>> begin

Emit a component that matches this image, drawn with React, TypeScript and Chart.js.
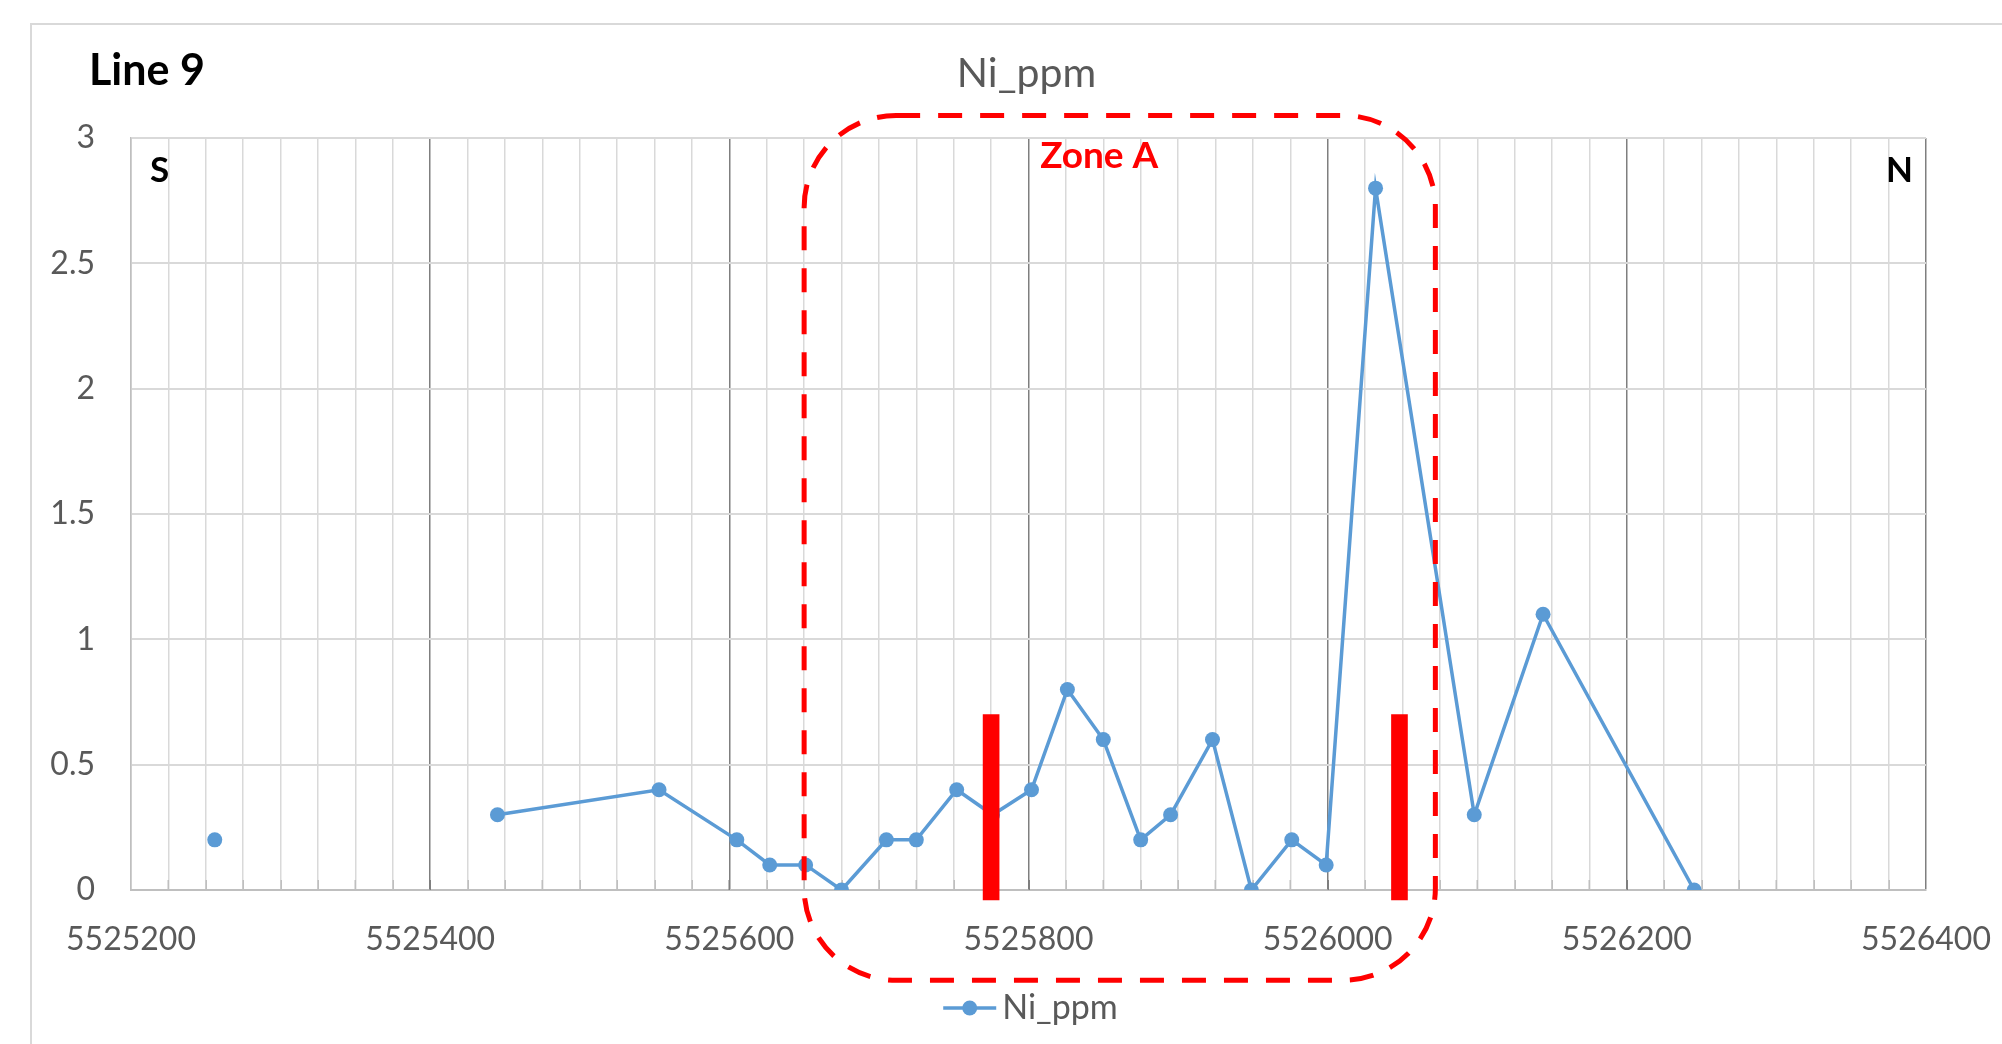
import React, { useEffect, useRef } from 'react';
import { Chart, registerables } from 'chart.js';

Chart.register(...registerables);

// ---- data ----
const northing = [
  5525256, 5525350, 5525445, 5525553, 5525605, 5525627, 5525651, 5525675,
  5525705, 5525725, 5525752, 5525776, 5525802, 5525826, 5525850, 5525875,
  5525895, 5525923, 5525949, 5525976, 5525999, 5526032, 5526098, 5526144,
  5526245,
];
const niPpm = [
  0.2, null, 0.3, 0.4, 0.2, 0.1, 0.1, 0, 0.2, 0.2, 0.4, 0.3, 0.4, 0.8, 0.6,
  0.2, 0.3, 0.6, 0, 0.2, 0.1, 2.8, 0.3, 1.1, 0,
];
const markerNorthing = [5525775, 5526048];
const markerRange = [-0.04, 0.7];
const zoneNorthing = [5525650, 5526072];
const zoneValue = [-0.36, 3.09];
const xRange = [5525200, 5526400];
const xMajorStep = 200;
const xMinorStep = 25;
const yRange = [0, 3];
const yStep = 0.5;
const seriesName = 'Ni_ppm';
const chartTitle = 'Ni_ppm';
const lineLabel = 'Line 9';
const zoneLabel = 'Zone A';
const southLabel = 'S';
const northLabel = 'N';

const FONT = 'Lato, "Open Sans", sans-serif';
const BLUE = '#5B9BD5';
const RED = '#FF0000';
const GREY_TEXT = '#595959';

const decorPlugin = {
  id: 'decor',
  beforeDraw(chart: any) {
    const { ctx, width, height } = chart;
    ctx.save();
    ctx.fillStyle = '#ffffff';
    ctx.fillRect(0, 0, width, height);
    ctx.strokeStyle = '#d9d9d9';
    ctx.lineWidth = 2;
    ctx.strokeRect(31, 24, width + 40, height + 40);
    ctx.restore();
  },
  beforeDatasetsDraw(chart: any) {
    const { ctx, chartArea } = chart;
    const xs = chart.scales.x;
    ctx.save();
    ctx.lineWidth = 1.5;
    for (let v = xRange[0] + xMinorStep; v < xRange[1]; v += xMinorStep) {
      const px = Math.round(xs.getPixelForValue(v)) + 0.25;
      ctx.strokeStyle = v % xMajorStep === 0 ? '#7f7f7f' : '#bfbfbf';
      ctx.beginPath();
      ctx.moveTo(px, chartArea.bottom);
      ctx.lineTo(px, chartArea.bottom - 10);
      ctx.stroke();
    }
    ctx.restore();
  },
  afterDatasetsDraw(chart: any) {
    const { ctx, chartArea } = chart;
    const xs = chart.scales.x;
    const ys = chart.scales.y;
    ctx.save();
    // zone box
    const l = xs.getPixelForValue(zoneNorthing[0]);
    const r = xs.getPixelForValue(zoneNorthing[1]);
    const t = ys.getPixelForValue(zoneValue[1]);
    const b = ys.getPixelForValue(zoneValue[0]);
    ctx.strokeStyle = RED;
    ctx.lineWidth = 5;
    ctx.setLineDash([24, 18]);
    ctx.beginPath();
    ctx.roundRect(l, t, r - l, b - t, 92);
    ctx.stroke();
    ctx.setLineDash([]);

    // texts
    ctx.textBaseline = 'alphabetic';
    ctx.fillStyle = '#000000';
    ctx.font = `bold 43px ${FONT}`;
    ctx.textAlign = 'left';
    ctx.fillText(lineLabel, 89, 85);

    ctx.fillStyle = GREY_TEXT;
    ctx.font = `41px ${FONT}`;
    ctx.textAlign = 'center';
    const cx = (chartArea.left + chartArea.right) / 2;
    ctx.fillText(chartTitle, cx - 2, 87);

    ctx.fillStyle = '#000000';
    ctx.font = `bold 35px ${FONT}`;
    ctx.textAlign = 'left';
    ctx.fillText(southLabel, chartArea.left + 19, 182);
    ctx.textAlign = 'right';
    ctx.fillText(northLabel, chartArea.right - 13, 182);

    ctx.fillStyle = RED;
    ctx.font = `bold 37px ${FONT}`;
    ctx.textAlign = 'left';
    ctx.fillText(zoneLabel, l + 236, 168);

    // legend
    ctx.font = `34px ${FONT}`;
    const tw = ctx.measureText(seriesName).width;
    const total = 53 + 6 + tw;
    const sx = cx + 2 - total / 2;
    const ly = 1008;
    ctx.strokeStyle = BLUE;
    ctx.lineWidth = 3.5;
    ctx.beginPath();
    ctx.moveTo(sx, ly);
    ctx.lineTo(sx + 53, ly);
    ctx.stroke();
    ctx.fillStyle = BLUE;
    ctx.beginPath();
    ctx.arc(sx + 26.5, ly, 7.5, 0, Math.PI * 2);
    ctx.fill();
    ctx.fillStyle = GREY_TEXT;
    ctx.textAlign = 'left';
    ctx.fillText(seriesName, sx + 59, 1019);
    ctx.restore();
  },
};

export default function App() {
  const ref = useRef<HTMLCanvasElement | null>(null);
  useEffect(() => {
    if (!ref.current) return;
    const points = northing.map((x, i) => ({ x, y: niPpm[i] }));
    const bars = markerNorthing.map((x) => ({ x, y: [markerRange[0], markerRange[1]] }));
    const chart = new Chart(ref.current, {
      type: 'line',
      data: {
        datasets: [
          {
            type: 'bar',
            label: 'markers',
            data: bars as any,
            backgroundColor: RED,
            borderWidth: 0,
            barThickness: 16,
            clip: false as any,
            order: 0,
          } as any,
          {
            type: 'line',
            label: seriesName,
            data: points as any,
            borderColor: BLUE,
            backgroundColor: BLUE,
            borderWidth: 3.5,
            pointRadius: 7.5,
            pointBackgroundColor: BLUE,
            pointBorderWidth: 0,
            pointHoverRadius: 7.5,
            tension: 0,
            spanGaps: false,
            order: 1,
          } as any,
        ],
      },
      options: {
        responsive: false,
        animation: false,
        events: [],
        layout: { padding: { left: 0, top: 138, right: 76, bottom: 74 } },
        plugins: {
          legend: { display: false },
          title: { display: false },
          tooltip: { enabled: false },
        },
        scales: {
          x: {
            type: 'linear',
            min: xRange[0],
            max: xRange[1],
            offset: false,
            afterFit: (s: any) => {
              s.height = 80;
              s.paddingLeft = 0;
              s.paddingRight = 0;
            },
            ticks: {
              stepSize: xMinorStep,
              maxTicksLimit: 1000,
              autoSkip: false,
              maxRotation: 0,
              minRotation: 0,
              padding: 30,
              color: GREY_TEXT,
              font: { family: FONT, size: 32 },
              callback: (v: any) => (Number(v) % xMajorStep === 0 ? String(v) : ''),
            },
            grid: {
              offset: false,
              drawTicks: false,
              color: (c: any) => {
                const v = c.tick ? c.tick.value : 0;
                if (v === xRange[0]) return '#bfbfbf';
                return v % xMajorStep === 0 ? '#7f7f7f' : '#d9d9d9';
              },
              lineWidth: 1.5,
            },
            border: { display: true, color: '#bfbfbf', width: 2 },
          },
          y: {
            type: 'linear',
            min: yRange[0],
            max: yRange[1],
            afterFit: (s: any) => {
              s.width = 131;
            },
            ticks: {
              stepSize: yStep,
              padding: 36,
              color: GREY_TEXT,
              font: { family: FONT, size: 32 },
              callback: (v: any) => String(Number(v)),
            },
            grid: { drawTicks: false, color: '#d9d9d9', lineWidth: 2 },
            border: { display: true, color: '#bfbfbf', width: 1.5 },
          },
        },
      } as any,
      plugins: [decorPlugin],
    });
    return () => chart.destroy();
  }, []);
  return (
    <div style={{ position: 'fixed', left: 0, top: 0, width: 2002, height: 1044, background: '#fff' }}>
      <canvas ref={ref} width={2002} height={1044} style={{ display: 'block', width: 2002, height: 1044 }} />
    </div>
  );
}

>> end

> WHAT TO WORK ON
Please reproduce the listing exactly from its opening line through the line that contains "Chart.register(...registerables);", both included, with all pictures omitted.

> COMPLETED EXERCISE
Emit a component that matches this image, drawn with React, TypeScript and Chart.js.
import React, { useEffect, useRef } from 'react';
import { Chart, registerables } from 'chart.js';

Chart.register(...registerables);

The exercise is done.